**What to do**
Write the data out again exactly, dropping any images it holds.

**Given information**
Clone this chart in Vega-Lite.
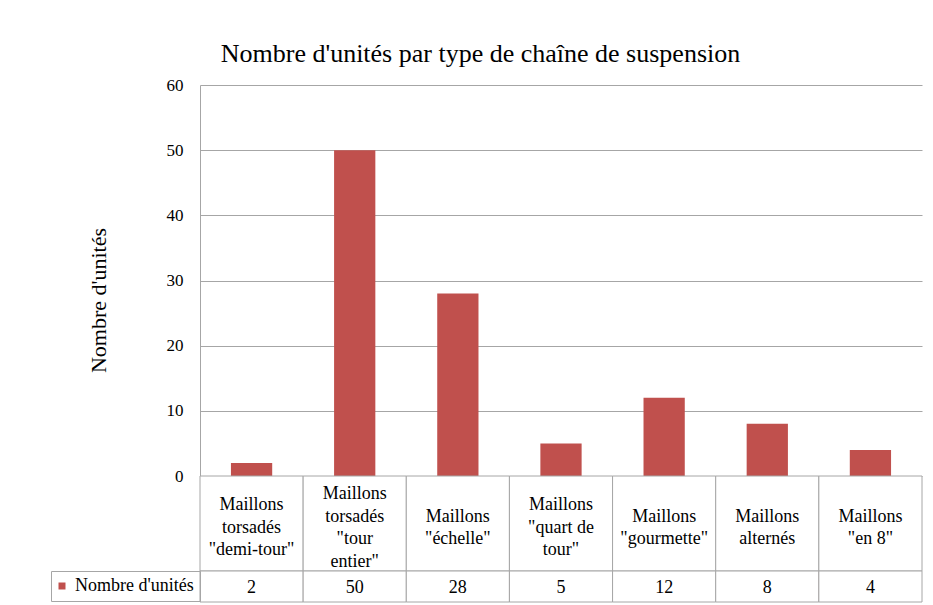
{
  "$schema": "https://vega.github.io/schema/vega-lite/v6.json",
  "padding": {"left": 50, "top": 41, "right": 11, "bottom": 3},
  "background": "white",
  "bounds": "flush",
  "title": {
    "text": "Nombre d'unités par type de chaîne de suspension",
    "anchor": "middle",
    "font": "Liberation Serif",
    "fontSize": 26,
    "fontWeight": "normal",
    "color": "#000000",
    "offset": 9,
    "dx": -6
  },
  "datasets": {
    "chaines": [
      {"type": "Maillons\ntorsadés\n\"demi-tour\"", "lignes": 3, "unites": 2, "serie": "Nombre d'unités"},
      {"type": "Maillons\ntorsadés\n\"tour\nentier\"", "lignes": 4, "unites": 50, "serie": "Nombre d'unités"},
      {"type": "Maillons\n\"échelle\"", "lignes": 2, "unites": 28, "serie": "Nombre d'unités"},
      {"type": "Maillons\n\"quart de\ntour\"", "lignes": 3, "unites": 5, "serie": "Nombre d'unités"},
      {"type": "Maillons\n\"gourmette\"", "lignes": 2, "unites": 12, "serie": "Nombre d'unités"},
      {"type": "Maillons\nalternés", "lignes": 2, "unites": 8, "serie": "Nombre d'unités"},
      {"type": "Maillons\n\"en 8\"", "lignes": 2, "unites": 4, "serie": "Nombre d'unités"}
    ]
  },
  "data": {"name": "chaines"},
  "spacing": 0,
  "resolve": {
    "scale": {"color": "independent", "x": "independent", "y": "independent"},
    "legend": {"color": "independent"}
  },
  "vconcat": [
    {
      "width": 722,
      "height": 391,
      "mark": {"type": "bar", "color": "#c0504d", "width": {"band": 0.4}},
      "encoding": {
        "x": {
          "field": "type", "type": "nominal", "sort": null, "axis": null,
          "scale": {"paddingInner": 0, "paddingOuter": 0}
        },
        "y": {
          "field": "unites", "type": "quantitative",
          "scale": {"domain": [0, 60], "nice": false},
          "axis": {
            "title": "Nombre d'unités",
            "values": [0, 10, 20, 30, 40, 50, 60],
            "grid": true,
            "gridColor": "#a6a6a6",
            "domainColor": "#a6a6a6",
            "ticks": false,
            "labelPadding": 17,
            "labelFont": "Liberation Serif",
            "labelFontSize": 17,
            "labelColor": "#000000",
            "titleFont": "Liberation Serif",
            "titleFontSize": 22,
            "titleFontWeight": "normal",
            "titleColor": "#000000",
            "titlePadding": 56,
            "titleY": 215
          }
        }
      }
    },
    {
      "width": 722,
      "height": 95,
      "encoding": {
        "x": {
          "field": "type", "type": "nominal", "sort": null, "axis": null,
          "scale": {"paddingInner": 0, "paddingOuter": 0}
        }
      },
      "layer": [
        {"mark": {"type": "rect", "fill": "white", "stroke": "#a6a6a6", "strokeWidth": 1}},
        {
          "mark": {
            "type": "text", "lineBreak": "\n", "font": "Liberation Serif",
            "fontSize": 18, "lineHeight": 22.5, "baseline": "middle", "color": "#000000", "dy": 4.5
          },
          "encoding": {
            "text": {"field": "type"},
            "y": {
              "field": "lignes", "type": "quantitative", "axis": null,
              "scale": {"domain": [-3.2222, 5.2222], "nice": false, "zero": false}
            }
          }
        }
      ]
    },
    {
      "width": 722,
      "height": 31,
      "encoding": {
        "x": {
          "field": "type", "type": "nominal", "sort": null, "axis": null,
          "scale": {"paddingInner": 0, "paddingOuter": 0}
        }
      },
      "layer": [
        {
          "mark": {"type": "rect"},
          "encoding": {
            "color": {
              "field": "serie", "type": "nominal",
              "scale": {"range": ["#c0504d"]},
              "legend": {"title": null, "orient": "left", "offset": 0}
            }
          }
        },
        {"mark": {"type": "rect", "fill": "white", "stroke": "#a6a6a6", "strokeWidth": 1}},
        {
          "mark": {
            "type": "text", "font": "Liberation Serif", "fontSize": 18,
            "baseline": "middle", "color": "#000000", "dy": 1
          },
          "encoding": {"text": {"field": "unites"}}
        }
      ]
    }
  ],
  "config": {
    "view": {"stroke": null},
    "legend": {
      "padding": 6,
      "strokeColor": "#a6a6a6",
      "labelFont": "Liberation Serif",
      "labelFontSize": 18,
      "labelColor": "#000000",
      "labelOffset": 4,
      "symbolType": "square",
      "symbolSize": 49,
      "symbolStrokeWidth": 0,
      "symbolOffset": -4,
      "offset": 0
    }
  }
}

**Output**
Clone this chart in Vega-Lite.
{
  "$schema": "https://vega.github.io/schema/vega-lite/v6.json",
  "padding": {"left": 50, "top": 41, "right": 11, "bottom": 3},
  "background": "white",
  "bounds": "flush",
  "title": {
    "text": "Nombre d'unités par type de chaîne de suspension",
    "anchor": "middle",
    "font": "Liberation Serif",
    "fontSize": 26,
    "fontWeight": "normal",
    "color": "#000000",
    "offset": 9,
    "dx": -6
  },
  "datasets": {
    "chaines": [
      {"type": "Maillons\ntorsadés\n\"demi-tour\"", "lignes": 3, "unites": 2, "serie": "Nombre d'unités"},
      {"type": "Maillons\ntorsadés\n\"tour\nentier\"", "lignes": 4, "unites": 50, "serie": "Nombre d'unités"},
      {"type": "Maillons\n\"échelle\"", "lignes": 2, "unites": 28, "serie": "Nombre d'unités"},
      {"type": "Maillons\n\"quart de\ntour\"", "lignes": 3, "unites": 5, "serie": "Nombre d'unités"},
      {"type": "Maillons\n\"gourmette\"", "lignes": 2, "unites": 12, "serie": "Nombre d'unités"},
      {"type": "Maillons\nalternés", "lignes": 2, "unites": 8, "serie": "Nombre d'unités"},
      {"type": "Maillons\n\"en 8\"", "lignes": 2, "unites": 4, "serie": "Nombre d'unités"}
    ]
  },
  "data": {"name": "chaines"},
  "spacing": 0,
  "resolve": {
    "scale": {"color": "independent", "x": "independent", "y": "independent"},
    "legend": {"color": "independent"}
  },
  "vconcat": [
    {
      "width": 722,
      "height": 391,
      "mark": {"type": "bar", "color": "#c0504d", "width": {"band": 0.4}},
      "encoding": {
        "x": {
          "field": "type", "type": "nominal", "sort": null, "axis": null,
          "scale": {"paddingInner": 0, "paddingOuter": 0}
        },
        "y": {
          "field": "unites", "type": "quantitative",
          "scale": {"domain": [0, 60], "nice": false},
          "axis": {
            "title": "Nombre d'unités",
            "values": [0, 10, 20, 30, 40, 50, 60],
            "grid": true,
            "gridColor": "#a6a6a6",
            "domainColor": "#a6a6a6",
            "ticks": false,
            "labelPadding": 17,
            "labelFont": "Liberation Serif",
            "labelFontSize": 17,
            "labelColor": "#000000",
            "titleFont": "Liberation Serif",
            "titleFontSize": 22,
            "titleFontWeight": "normal",
            "titleColor": "#000000",
            "titlePadding": 56,
            "titleY": 215
          }
        }
      }
    },
    {
      "width": 722,
      "height": 95,
      "encoding": {
        "x": {
          "field": "type", "type": "nominal", "sort": null, "axis": null,
          "scale": {"paddingInner": 0, "paddingOuter": 0}
        }
      },
      "layer": [
        {"mark": {"type": "rect", "fill": "white", "stroke": "#a6a6a6", "strokeWidth": 1}},
        {
          "mark": {
            "type": "text", "lineBreak": "\n", "font": "Liberation Serif",
            "fontSize": 18, "lineHeight": 22.5, "baseline": "middle", "color": "#000000", "dy": 4.5
          },
          "encoding": {
            "text": {"field": "type"},
            "y": {
              "field": "lignes", "type": "quantitative", "axis": null,
              "scale": {"domain": [-3.2222, 5.2222], "nice": false, "zero": false}
            }
          }
        }
      ]
    },
    {
      "width": 722,
      "height": 31,
      "encoding": {
        "x": {
          "field": "type", "type": "nominal", "sort": null, "axis": null,
          "scale": {"paddingInner": 0, "paddingOuter": 0}
        }
      },
      "layer": [
        {
          "mark": {"type": "rect"},
          "encoding": {
            "color": {
              "field": "serie", "type": "nominal",
              "scale": {"range": ["#c0504d"]},
              "legend": {"title": null, "orient": "left", "offset": 0}
            }
          }
        },
        {"mark": {"type": "rect", "fill": "white", "stroke": "#a6a6a6", "strokeWidth": 1}},
        {
          "mark": {
            "type": "text", "font": "Liberation Serif", "fontSize": 18,
            "baseline": "middle", "color": "#000000", "dy": 1
          },
          "encoding": {"text": {"field": "unites"}}
        }
      ]
    }
  ],
  "config": {
    "view": {"stroke": null},
    "legend": {
      "padding": 6,
      "strokeColor": "#a6a6a6",
      "labelFont": "Liberation Serif",
      "labelFontSize": 18,
      "labelColor": "#000000",
      "labelOffset": 4,
      "symbolType": "square",
      "symbolSize": 49,
      "symbolStrokeWidth": 0,
      "symbolOffset": -4,
      "offset": 0
    }
  }
}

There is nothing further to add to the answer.